##### Dataset excerpt
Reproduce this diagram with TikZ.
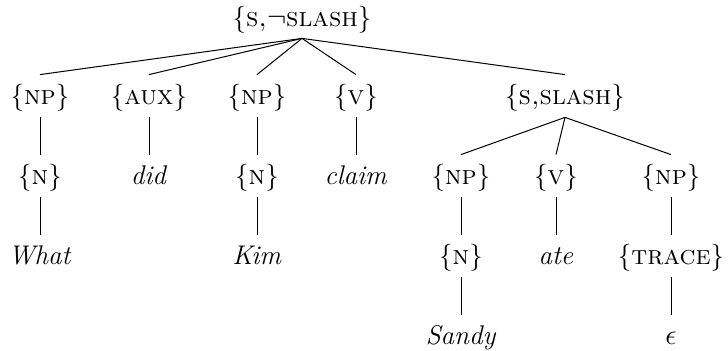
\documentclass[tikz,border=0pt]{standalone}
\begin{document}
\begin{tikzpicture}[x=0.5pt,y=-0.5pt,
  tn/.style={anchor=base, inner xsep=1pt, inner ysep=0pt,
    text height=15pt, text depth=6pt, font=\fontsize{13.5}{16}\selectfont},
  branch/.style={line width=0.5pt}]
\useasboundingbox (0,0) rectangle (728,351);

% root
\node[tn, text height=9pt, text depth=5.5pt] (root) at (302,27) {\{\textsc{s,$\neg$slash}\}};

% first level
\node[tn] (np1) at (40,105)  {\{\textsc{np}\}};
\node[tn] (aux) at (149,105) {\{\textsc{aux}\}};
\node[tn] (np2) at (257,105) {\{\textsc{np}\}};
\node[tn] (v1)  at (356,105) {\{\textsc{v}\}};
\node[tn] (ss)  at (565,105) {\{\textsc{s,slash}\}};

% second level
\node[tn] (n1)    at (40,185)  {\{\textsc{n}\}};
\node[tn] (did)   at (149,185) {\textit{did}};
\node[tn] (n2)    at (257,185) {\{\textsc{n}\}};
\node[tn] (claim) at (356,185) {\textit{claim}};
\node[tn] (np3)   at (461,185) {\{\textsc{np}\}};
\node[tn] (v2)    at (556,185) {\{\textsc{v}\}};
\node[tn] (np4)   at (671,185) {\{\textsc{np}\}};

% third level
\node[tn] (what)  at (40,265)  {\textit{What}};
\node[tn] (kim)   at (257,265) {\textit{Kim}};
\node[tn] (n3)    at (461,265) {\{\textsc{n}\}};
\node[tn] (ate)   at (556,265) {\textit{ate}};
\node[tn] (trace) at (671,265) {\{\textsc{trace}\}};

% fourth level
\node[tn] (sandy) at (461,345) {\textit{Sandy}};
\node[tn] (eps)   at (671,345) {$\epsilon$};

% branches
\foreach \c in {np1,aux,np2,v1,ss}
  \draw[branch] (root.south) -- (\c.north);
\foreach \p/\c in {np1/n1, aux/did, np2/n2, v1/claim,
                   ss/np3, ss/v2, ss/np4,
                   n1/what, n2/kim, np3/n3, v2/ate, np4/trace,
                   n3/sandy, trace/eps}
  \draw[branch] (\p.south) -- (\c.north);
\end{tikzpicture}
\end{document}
##########
Only the lines from the top of the data through the line with "(trace) at (671,265)" should be quoted, exactly and with both ends kept; skip the pictures.

Reproduce this diagram with TikZ.
\documentclass[tikz,border=0pt]{standalone}
\begin{document}
\begin{tikzpicture}[x=0.5pt,y=-0.5pt,
  tn/.style={anchor=base, inner xsep=1pt, inner ysep=0pt,
    text height=15pt, text depth=6pt, font=\fontsize{13.5}{16}\selectfont},
  branch/.style={line width=0.5pt}]
\useasboundingbox (0,0) rectangle (728,351);

% root
\node[tn, text height=9pt, text depth=5.5pt] (root) at (302,27) {\{\textsc{s,$\neg$slash}\}};

% first level
\node[tn] (np1) at (40,105)  {\{\textsc{np}\}};
\node[tn] (aux) at (149,105) {\{\textsc{aux}\}};
\node[tn] (np2) at (257,105) {\{\textsc{np}\}};
\node[tn] (v1)  at (356,105) {\{\textsc{v}\}};
\node[tn] (ss)  at (565,105) {\{\textsc{s,slash}\}};

% second level
\node[tn] (n1)    at (40,185)  {\{\textsc{n}\}};
\node[tn] (did)   at (149,185) {\textit{did}};
\node[tn] (n2)    at (257,185) {\{\textsc{n}\}};
\node[tn] (claim) at (356,185) {\textit{claim}};
\node[tn] (np3)   at (461,185) {\{\textsc{np}\}};
\node[tn] (v2)    at (556,185) {\{\textsc{v}\}};
\node[tn] (np4)   at (671,185) {\{\textsc{np}\}};

% third level
\node[tn] (what)  at (40,265)  {\textit{What}};
\node[tn] (kim)   at (257,265) {\textit{Kim}};
\node[tn] (n3)    at (461,265) {\{\textsc{n}\}};
\node[tn] (ate)   at (556,265) {\textit{ate}};
\node[tn] (trace) at (671,265) {\{\textsc{trace}\}};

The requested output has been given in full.